Where ideas come from

Returning to work after some time off always sees a drop in my productivity on the writing front. The waking up early, the commute, the hours spent doing mundane tasks… all of these take away from time I could spend dreaming up new worlds.

Let’s be honest. I barely wrote during my time off. That changes now.

My reading has seriously slowed since I finished We Need to Talk About Kevin, though I did manage to finish the first book of A Series of Unfortunate Events (more on that later). I watched the film with my husband, who said it seemed designed to be deliberately uncomfortable. I enjoyed his perspective on Eva Khatchadourian, he felt that the flashbacks interrupting her life gave good insight into the mind of a woman trying to move on after tragedy, yet constantly being held back by her own thoughts.

Instead of reading, I have been indulging my desire to watch old anime and play a new Square Enix game.

I have been watching Cardcaptor Sakura, then making animated GIFs from my favorite magical scenes. For those unfamiliar with the magical girl classic, it tells the story of young Kinomoto Sakura, who inadvertently scatters a set of magical cards when she opens a mysterious book in the basement of her house. She is tasked with recovering them and given a magical key that can unlock the power of the cards and seal them away to prevent the mischief they are so keen to cause in her town.

Naturally, when I was younger and first fell in love with the series, I wanted nothing more than to find and loose a deck of cards and then hunt them down, acquiring their powers as I captured them and made them my own. I enjoy her can-do attitude, the support of her friends and family, and her increasing self-assurance as she gathers together the 52 cards.
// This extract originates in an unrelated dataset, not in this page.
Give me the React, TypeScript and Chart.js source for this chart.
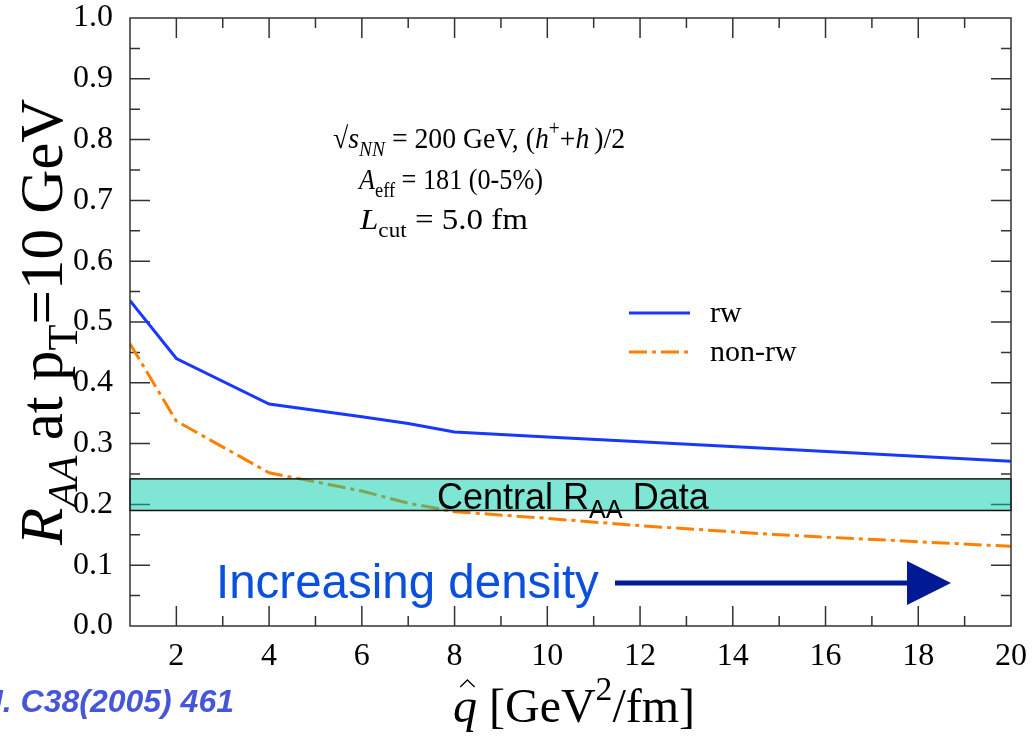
import React, { useEffect, useRef } from "react";
import { Chart, registerables } from "chart.js";

Chart.register(...registerables);

// ---------- data ----------
const QHAT = [1, 2, 4, 6, 7, 8, 10, 12, 15, 20];
const RAA_RW = [0.535, 0.44, 0.365, 0.344, 0.333, 0.319, 0.311, 0.303, 0.291, 0.271];
const RAA_NONRW = [0.464, 0.337, 0.252, 0.222, 0.202, 0.188, 0.177, 0.165, 0.15, 0.131];
const BAND_LOW = 0.19;
const BAND_HIGH = 0.242;
const X_TICKS = [2, 4, 6, 8, 10, 12, 14, 16, 18, 20];
const Y_TICKS = [0, 0.1, 0.2, 0.3, 0.4, 0.5, 0.6, 0.7, 0.8, 0.9, 1.0];
const SERIES_LABELS = ["rw", "non-rw"];

const SERIF = "'Liberation Serif', 'Times New Roman', serif";
const SANS = "'Liberation Sans', Arial, sans-serif";
const BLUE = "#1838ff";
const ORANGE = "#ff8000";
const DASH = [18, 5, 4, 5];

type Seg = { t: string; it?: boolean; sub?: boolean; sup?: boolean };

function richWidth(ctx: CanvasRenderingContext2D, segs: Seg[], size: number, family: string) {
  let w = 0;
  for (const s of segs) {
    const sz = s.sub || s.sup ? size * 0.7 : size;
    ctx.font = `${s.it ? "italic " : ""}${sz}px ${family}`;
    w += ctx.measureText(s.t).width;
  }
  return w;
}

function drawRich(
  ctx: CanvasRenderingContext2D,
  segs: Seg[],
  x: number,
  y: number,
  size: number,
  family: string,
  color: string,
  fitWidth?: number
) {
  ctx.save();
  ctx.translate(x, y);
  if (fitWidth) {
    const w = richWidth(ctx, segs, size, family);
    ctx.scale(fitWidth / w, 1);
  }
  let cx = 0;
  ctx.fillStyle = color;
  ctx.textBaseline = "alphabetic";
  ctx.textAlign = "left";
  for (const s of segs) {
    const sz = s.sub || s.sup ? size * 0.7 : size;
    ctx.font = `${s.it ? "italic " : ""}${sz}px ${family}`;
    const dy = s.sub ? size * 0.25 : s.sup ? -size * 0.45 : 0;
    ctx.fillText(s.t, cx, dy);
    cx += ctx.measureText(s.t).width;
  }
  ctx.restore();
  return cx;
}

const decorPlugin = {
  id: "decor",
  beforeDatasetsDraw(chart: any) {
    const { ctx, chartArea: a, scales } = chart;
    const xs = scales.x;
    const ys = scales.y;
    ctx.save();
    ctx.strokeStyle = "#333";
    ctx.lineWidth = 1.5;
    ctx.beginPath();
    for (let v = 2; v < 20; v++) {
      const px = xs.getPixelForValue(v);
      const len = v % 2 === 0 ? 20 : 10;
      ctx.moveTo(px, a.bottom);
      ctx.lineTo(px, a.bottom - len);
      ctx.moveTo(px, a.top);
      ctx.lineTo(px, a.top + len);
    }
    for (let i = 1; i < 20; i++) {
      const v = i * 0.05;
      const py = ys.getPixelForValue(v);
      const len = i % 2 === 0 ? 20 : 10;
      ctx.moveTo(a.left, py);
      ctx.lineTo(a.left + len, py);
      ctx.moveTo(a.right, py);
      ctx.lineTo(a.right - len, py);
    }
    ctx.stroke();
    ctx.restore();
  },
  afterDatasetsDraw(chart: any) {
    const { ctx, chartArea: a, scales } = chart;
    const ys = scales.y;
    ctx.save();

    // band
    const yTop = ys.getPixelForValue(BAND_HIGH);
    const yBot = ys.getPixelForValue(BAND_LOW);
    ctx.fillStyle = "rgba(0,204,170,0.5)";
    ctx.fillRect(a.left, yTop, a.right - a.left, yBot - yTop);
    ctx.strokeStyle = "#111";
    ctx.lineWidth = 1.5;
    ctx.strokeRect(a.left, yTop, a.right - a.left, yBot - yTop);

    // frame
    ctx.strokeStyle = "#333";
    ctx.lineWidth = 1.5;
    ctx.strokeRect(a.left, a.top, a.right - a.left, a.bottom - a.top);

    // band label
    drawRich(
      ctx,
      [{ t: "Central R" }, { t: "AA", sub: true }, { t: " Data" }],
      437,
      509,
      36,
      SANS,
      "#000"
    );

    // annotation text
    drawRich(
      ctx,
      [
        { t: "\u221A" },
        { t: "s", it: true },
        { t: "NN", it: true, sub: true },
        { t: " = 200 GeV, (" },
        { t: "h", it: true },
        { t: "+", sup: true },
        { t: "+" },
        { t: "h", it: true },
        { t: " ", sup: true },
        { t: ")/2" },
      ],
      333,
      148,
      30,
      SERIF,
      "#000",
      292
    );
    drawRich(
      ctx,
      [{ t: "A", it: true }, { t: "eff", sub: true }, { t: " = 181 (0-5%)" }],
      359,
      189,
      30,
      SERIF,
      "#000",
      184
    );
    drawRich(
      ctx,
      [{ t: "L", it: true }, { t: "cut", sub: true }, { t: " = 5.0 fm" }],
      360,
      229,
      30,
      SERIF,
      "#000",
      168
    );

    // legend
    const legendItems = [
      { label: SERIES_LABELS[0], color: BLUE, dash: [] as number[], y: 313 },
      { label: SERIES_LABELS[1], color: ORANGE, dash: DASH, y: 352 },
    ];
    for (const it of legendItems) {
      ctx.strokeStyle = it.color;
      ctx.lineWidth = 3;
      ctx.setLineDash(it.dash);
      ctx.lineDashOffset = 0;
      ctx.beginPath();
      ctx.moveTo(629, it.y);
      ctx.lineTo(690, it.y);
      ctx.stroke();
      ctx.setLineDash([]);
      ctx.fillStyle = "#000";
      ctx.font = `30px ${SERIF}`;
      ctx.textBaseline = "middle";
      ctx.textAlign = "left";
      ctx.fillText(it.label, 710, it.y + 1);
    }

    // increasing density + arrow
    ctx.fillStyle = "#0a50dc";
    ctx.font = `47.5px ${SANS}`;
    ctx.textBaseline = "alphabetic";
    ctx.textAlign = "left";
    ctx.fillText("Increasing density", 216, 598);
    ctx.strokeStyle = "#001a96";
    ctx.fillStyle = "#001a96";
    ctx.lineWidth = 5;
    ctx.beginPath();
    ctx.moveTo(615, 583);
    ctx.lineTo(910, 583);
    ctx.stroke();
    ctx.beginPath();
    ctx.moveTo(907, 561);
    ctx.lineTo(951, 583);
    ctx.lineTo(907, 605);
    ctx.closePath();
    ctx.fill();

    ctx.restore();
  },
  afterDraw(chart: any) {
    const { ctx } = chart;
    ctx.save();
    // y title
    ctx.translate(62, 545);
    ctx.rotate(-Math.PI / 2);
    drawRich(
      ctx,
      [
        { t: "R", it: true },
        { t: "AA", it: true, sub: true },
        { t: " at p" },
        { t: "T", sub: true },
        { t: "=10 GeV" },
      ],
      0,
      0,
      61,
      SERIF,
      "#000"
    );
    ctx.restore();

    ctx.save();
    // x title
    const x0 = 453;
    const base = 722;
    ctx.font = `italic 48px ${SERIF}`;
    ctx.fillStyle = "#000";
    ctx.textBaseline = "alphabetic";
    ctx.textAlign = "left";
    ctx.fillText("q", x0, base);
    const qw = ctx.measureText("q").width;
    ctx.strokeStyle = "#000";
    ctx.lineWidth = 1.3;
    ctx.beginPath();
    ctx.moveTo(x0 + qw * 0.3, base - 35);
    ctx.lineTo(x0 + qw * 0.6, base - 42);
    ctx.lineTo(x0 + qw * 0.9, base - 35);
    ctx.stroke();
    drawRich(
      ctx,
      [{ t: " [GeV" }, { t: "2", sup: true }, { t: "/fm]" }],
      x0 + qw,
      base,
      48,
      SERIF,
      "#000"
    );

    // citation (cut off at left)
    ctx.font = `bold italic 32px ${SANS}`;
    ctx.fillStyle = "#4656d8";
    ctx.textAlign = "right";
    ctx.textBaseline = "alphabetic";
    ctx.fillText("Eur. Phys. J. C38(2005) 461", 234, 712);
    ctx.restore();
  },
};

const zeroPad = (s: any) => {
  s.paddingTop = 0;
  s.paddingBottom = 0;
  s.paddingLeft = 0;
  s.paddingRight = 0;
};

export default function App() {
  const ref = useRef<HTMLCanvasElement | null>(null);
  useEffect(() => {
    if (!ref.current) return;
    const chart = new Chart(ref.current, {
      type: "line",
      data: {
        datasets: [
          {
            label: SERIES_LABELS[0],
            data: QHAT.map((q, i) => ({ x: q, y: RAA_RW[i] })),
            borderColor: BLUE,
            borderWidth: 3,
            pointRadius: 0,
            tension: 0,
            fill: false,
          },
          {
            label: SERIES_LABELS[1],
            data: QHAT.map((q, i) => ({ x: q, y: RAA_NONRW[i] })),
            borderColor: ORANGE,
            borderWidth: 3,
            borderDash: DASH,
            pointRadius: 0,
            tension: 0,
            fill: false,
          },
        ],
      },
      options: {
        responsive: false,
        animation: false,
        events: [],
        layout: { autoPadding: false, padding: { top: 18, right: 21, left: 0, bottom: 0 } },
        plugins: { legend: { display: false }, tooltip: { enabled: false }, title: { display: false } },
        scales: {
          x: {
            type: "linear",
            min: 1,
            max: 20,
            grid: { display: false, drawTicks: false },
            border: { display: false },
            afterBuildTicks: (s: any) => {
              s.ticks = X_TICKS.map((v) => ({ value: v }));
            },
            afterFit: (s: any) => {
              s.height = 111;
              zeroPad(s);
            },
            ticks: {
              autoSkip: false,
              maxRotation: 0,
              padding: 11,
              color: "#000",
              font: { family: SERIF, size: 32 },
              callback: (v: any) => String(v),
            },
          },
          y: {
            type: "linear",
            min: 0,
            max: 1,
            grid: { display: false, drawTicks: false },
            border: { display: false },
            afterBuildTicks: (s: any) => {
              s.ticks = Y_TICKS.map((v) => ({ value: v }));
            },
            afterFit: (s: any) => {
              s.width = 130;
              zeroPad(s);
            },
            ticks: {
              autoSkip: false,
              padding: 17,
              color: "#000",
              font: { family: SERIF, size: 32 },
              callback: (v: any) => Number(v).toFixed(1),
            },
          },
        },
      } as any,
      plugins: [decorPlugin],
    });
    return () => chart.destroy();
  }, []);
  return (
    <div style={{ position: "absolute", left: 0, top: 0, width: 1032, height: 737, background: "#fff" }}>
      <canvas ref={ref} width={1032} height={737} style={{ display: "block" }} />
    </div>
  );
}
Then, the game. Bravely Default, which I have seen described as a mix of Final Fantasy V and Final Fantasy Tactics, with a bit of Final Fantasy IX for good measure. The story is secondary and standard (final) fantasy fare: crystals go dark, a group of four must fight their way from one to the next to light them once more, etc. I haven’t gotten too far in the story yet, I’m having too much fun fighting long strings of battles to increase my characters’ proficiency at various jobs. Since it’s for the 3DS, I can play to my heart’s content on the commute to and from work; the time has never flown by so quickly.

What’s great about shows and games and films is that they are all fodder for the imagination. A line in one might inspire a subplot in something I write, or a system of government, or a tragic event. In Bravely Default, there is a clash between two ideologies: the Orthodoxy, which basically believes in worshiping the  Four Crystals; and the Anticrystalist movement which believes these old traditions are holding the world back from progress. There is something similar in Project: Destiny, though there isn’t much conflict between the guild of shadeweavers and the Church of the Sun.

While I’m here… I’ve given some thought to redesigning the headquarters of the Guild of Colors. My latest draft has the guild residing in the Prismatic Tower, but there are an awful lot of towers in fantasy stories. Old ideas are not always the best ones.

My goal is to get another chapter of Destiny drafted by the end of the weekend. I’ll have to see how to squeeze that in with my household project; we’re painting the bedroom.